Chegamos a uma situação engraçada hoje, quando espiritualistas exaltados, que vêem com bons olhos as descobertas da física sobre o papel do vácuo físico, fazem coro com ateus no reconhecimento do papel criador desse novo vazio que tem em comum com o 'nada' apenas semelhança de palavras...

Notas e referências
  1. Ainda hoje, há quem acredite no éter luminífero. O conceito de 'éter luminífero' tornou-se uma bandeira de físicos que não aceitam as explicações padrão em relatividade e cosmologia. 
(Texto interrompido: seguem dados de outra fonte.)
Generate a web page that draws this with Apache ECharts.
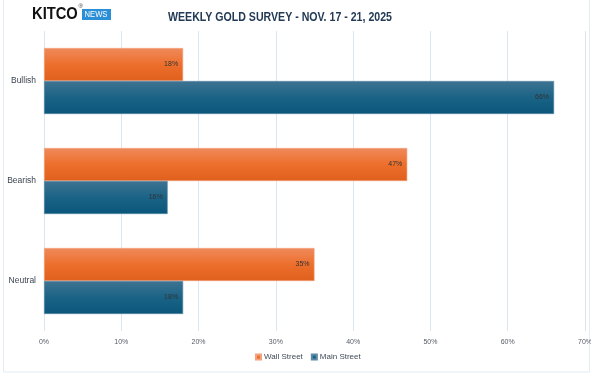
<!DOCTYPE html>
<html><head><meta charset="utf-8">
<script src="https://cdn.jsdelivr.net/npm/echarts@6/dist/echarts.min.js"></script>
<style>html,body{margin:0;padding:0;background:#fff}#c{width:591px;height:388px}</style>
</head><body><div id="c"></div>
<script>
const categories = ['Bullish', 'Bearish', 'Neutral'];
const wallStreet = [18, 47, 35];
const mainStreet = [66, 16, 18];
const seriesNames = ['Wall Street', 'Main Street'];
const titleText = 'WEEKLY GOLD SURVEY - NOV. 17 - 21, 2025';

const chart = echarts.init(document.getElementById('c'), null, {renderer: 'canvas'});
const orangeGrad = new echarts.graphic.LinearGradient(0, 0, 0, 1, [
  {offset: 0, color: '#ef8a5c'}, {offset: 0.5, color: '#ed6f2c'}, {offset: 1, color: '#e05f1c'}]);
const blueGrad = new echarts.graphic.LinearGradient(0, 0, 0, 1, [
  {offset: 0, color: '#3f7391'}, {offset: 0.5, color: '#1a6386'}, {offset: 1, color: '#0a567a'}]);
const labelCfg = {show: true, position: 'insideRight', distance: 5, fontSize: 7, color: '#333333',
  fontFamily: 'Liberation Sans, sans-serif', formatter: p => p.value + '%'};
chart.setOption({
  animation: false,
  backgroundColor: '#fff',
  graphic: [
    {type: 'rect', shape: {x: 3.5, y: -2, width: 586, height: 374}, style: {fill: 'none', stroke: '#e4ecf4', lineWidth: 1}, silent: true},
    {type: 'text', x: 168, y: 17, scaleX: 0.815, style: {text: titleText, font: 'bold 13px "Liberation Sans", sans-serif', fill: '#233a55', verticalAlign: 'middle'}},
    {type: 'text', x: 32, y: 14.5, scaleX: 0.92, style: {text: 'KITCO', font: 'bold 16px "Liberation Sans", sans-serif', fill: '#111', verticalAlign: 'middle'}},
    {type: 'text', x: 78.5, y: 6, style: {text: '®', font: '6px "Liberation Sans", sans-serif', fill: '#333', verticalAlign: 'middle'}},
    {type: 'rect', shape: {x: 82, y: 9, width: 29, height: 11}, style: {fill: '#2a8fd6'}},
    {type: 'text', x: 84.5, y: 15, scaleX: 0.85, style: {text: 'NEWS', font: '9px "Liberation Sans", sans-serif', fill: '#fff', verticalAlign: 'middle'}}
  ],
  legend: {bottom: 22, left: 250, itemWidth: 5, itemHeight: 5, itemGap: 8, icon: 'rect',
    textStyle: {fontSize: 8, color: '#404a58', padding: [0, 0, 0, -2], fontFamily: 'Liberation Sans, sans-serif'},
    data: seriesNames},
  grid: {left: 44, right: 6, top: 31, bottom: 57, outerBoundsMode: 'none', containLabel: false},
  xAxis: {type: 'value', min: 0, max: 70, interval: 10,
    axisLabel: {formatter: '{value}%', fontSize: 7, color: '#555c66', margin: 8, fontFamily: 'Liberation Sans, sans-serif'},
    splitLine: {lineStyle: {color: '#dce6f1', width: 1}},
    axisLine: {show: false}, axisTick: {show: false}},
  yAxis: {type: 'category', data: categories, inverse: true,
    axisLabel: {fontSize: 8.5, color: '#3c4450', margin: 8, fontFamily: 'Liberation Sans, sans-serif'},
    axisLine: {show: false}, axisTick: {show: false}, splitLine: {show: false}},
  series: [
    {name: seriesNames[0], type: 'bar', data: wallStreet, barGap: '0%', barCategoryGap: '34%',
      itemStyle: {color: orangeGrad, borderColor: '#f3a27e', borderWidth: 0.6}, label: labelCfg},
    {name: seriesNames[1], type: 'bar', data: mainStreet,
      itemStyle: {color: blueGrad, borderColor: '#5d8aa6', borderWidth: 0.6}, label: labelCfg}
  ]
});
</script></body></html>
  2. Ver: http://www.daylightatheism.org/2009/09/cfac-its-all-because-of-quantum.html (acesso em Dezembro de 2012);
  3. Lamoreaux, S. K. (1997). "Demonstration of the Casimir Force in the 0.6 to 6 μm Range". Physical Review Letters 78: 5;
  4. Trecho original:
Logically speaking, there are only two possibilities for the ultimate origin of the universe: either there is an infinite regress of causes, or there is a first cause that cannot be explained in terms of earlier causes. Both atheists and theists should be able to agree that those are the choices. If there's an infinite regress of causes, it seems pointless to keep investigating further and further back; such a quest would be guaranteed never to end. If there is a first cause, though, we can productively ask questions about what sort of thing it might be. 
This is where Craig and Strobel run into trouble, because we already have an excellent candidate for a first cause: the quantum vacuum, a timeless, chaotic state that continually spawns new universes through random statistical fluctuation. We already know that the vacuum exists and we know what many of its properties are, so no new entities are required in this explanation. In arbitrarily deciding that the vacuum must have a cause, however, Craig introduces a new entity - a supernatural deity which he believes has the power to create new universes. This is something we have no experimental evidence for, and it solves the first-cause problem no better than making the vacuum the first cause.